Mandriva's Open Letter To Steve Ballmer
An anonymous reader writes "An entry on the Mandriva Blog, written by Mandriva CEO François Bancilhon, says that the Nigerian government, after ordering thousands of Classmate PCs with Mandriva Linux installed, has suddenly decided that they will instead install Windows. They will pay for the pre-loaded Mandriva Linux on the low-cost computing devices intended for children in the developing world, but immmediately replace the OS. The blog doesn't quite use the 'B' word but does suggest that this was not a decision that the Nigerian government made on its own."
First, you have no evidence of bribery. Just insinuation and highly unprofessional whining from a "CEO" who any board of a non mickey-mouse company would fire for making such a post. Second - your analogy is bullshit. Bob's Concrete Construction does not pay "the government" to "get the contract." Rather, the construction company might pay somebody with particular power and insufficient oversight to get awarded a contract that it wouldn't otherwise on its own merits. You can't bribe 'the government' to win a government contract, obviously. Every act of selling something has costs. There are costs to advertise. There are costs to meet with clients. there are costs to point out the relative strength of your product compared to competitors. There may even be things like 'loss leaders.' We don't think of any of these items, generally speaking, as particularly unethical when done in reasonable amounts, and certainly we don't call any of them 'bribery.' When actual cash-in-a-paper-bag bribery does occur - we naturally blame the organization whose lack of accountability allowed it to occur first and foremost. If a minister in nigeria would accept cash-in-a-bag he's acting against the best interests of the citizens he is entrusted to represent, while the cash-bag-giver is arguably doing exactly what is in their shareholders interests - securing more sales. but what if there was no cash in a bag, but simply a meeting at a fancy hotel in london where microsoft hashed out the relative merits of its product and offered a competitive price.. is this "bribery?" If so, then nearly every business traveller in the world is guilty of it on one end or another. More to the point - you dont know what happened or to what degree. Your words indicate a fairly naive understanding of what bribery is and where the responsibilities lie. Until then, perhaps idly spreading rumors isnt such a good idea.. oh wait.. tihs is slashdot.

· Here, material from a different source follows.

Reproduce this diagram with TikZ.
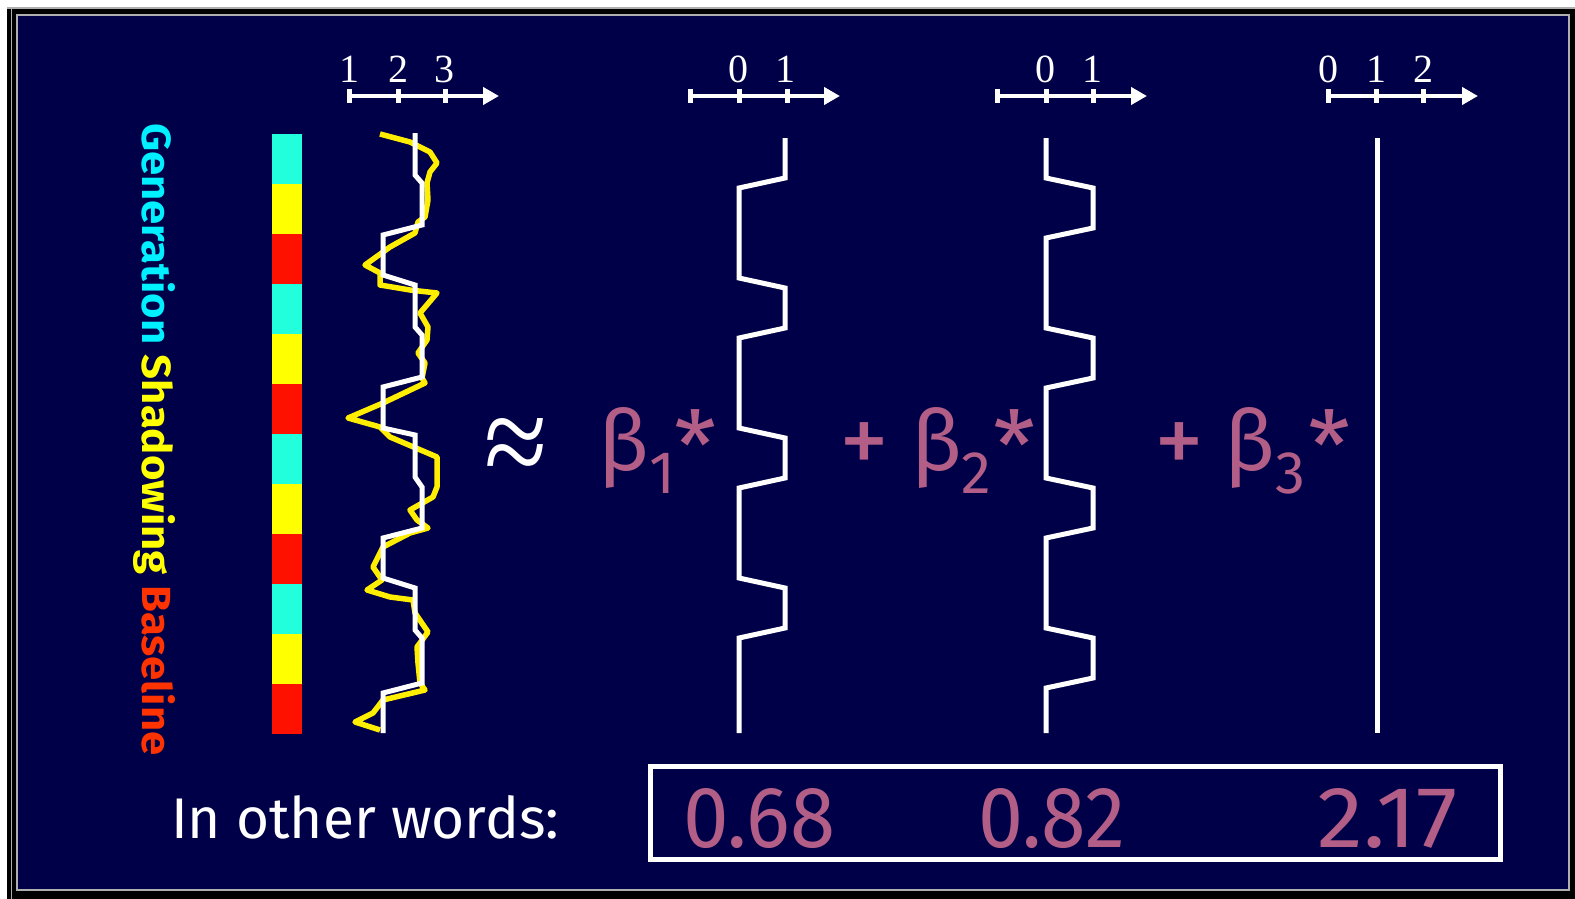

Millions? Millions? Um... Ok.
Uh..., apparently he knows more details of the deal than you do. Perhaps because he actually RTFA. It was certainly not a "more competative (sic) bid" that prompted the Nigerian government to buy the PC's with Mandriva installed and then pay more money to purchase Windows, and then pay still more money to replace the Mandriva install with Windows.
Nigeria and Microsoft. Please...
Occam's Razor says this deal has bribe written all over it until proven otherwise.
From bribing standards board of sweden, to bribing nigerian government. microsoft is losing its edge it seems.
Read radical news here
It takes a huge amount of bravery to stand up to the puling hordes of the Stallmanistas. The Nigerian government simply because convinced that having their citizens growing up and only knowing a third-rate operating system would effectively cripple them in the world marketplace.
Why eat mad-cow brains when you can have steak? It just doesn't make sense, and Nigeria realized that.
Another great thing about the deal: if Nigerians are employed to install Windows on those machines, it will give them valuable experience of Windows, from beginning to end. That is a worthwhile job skill, unlike knowing how to install one of the billions of different flavors of Teh Lunix.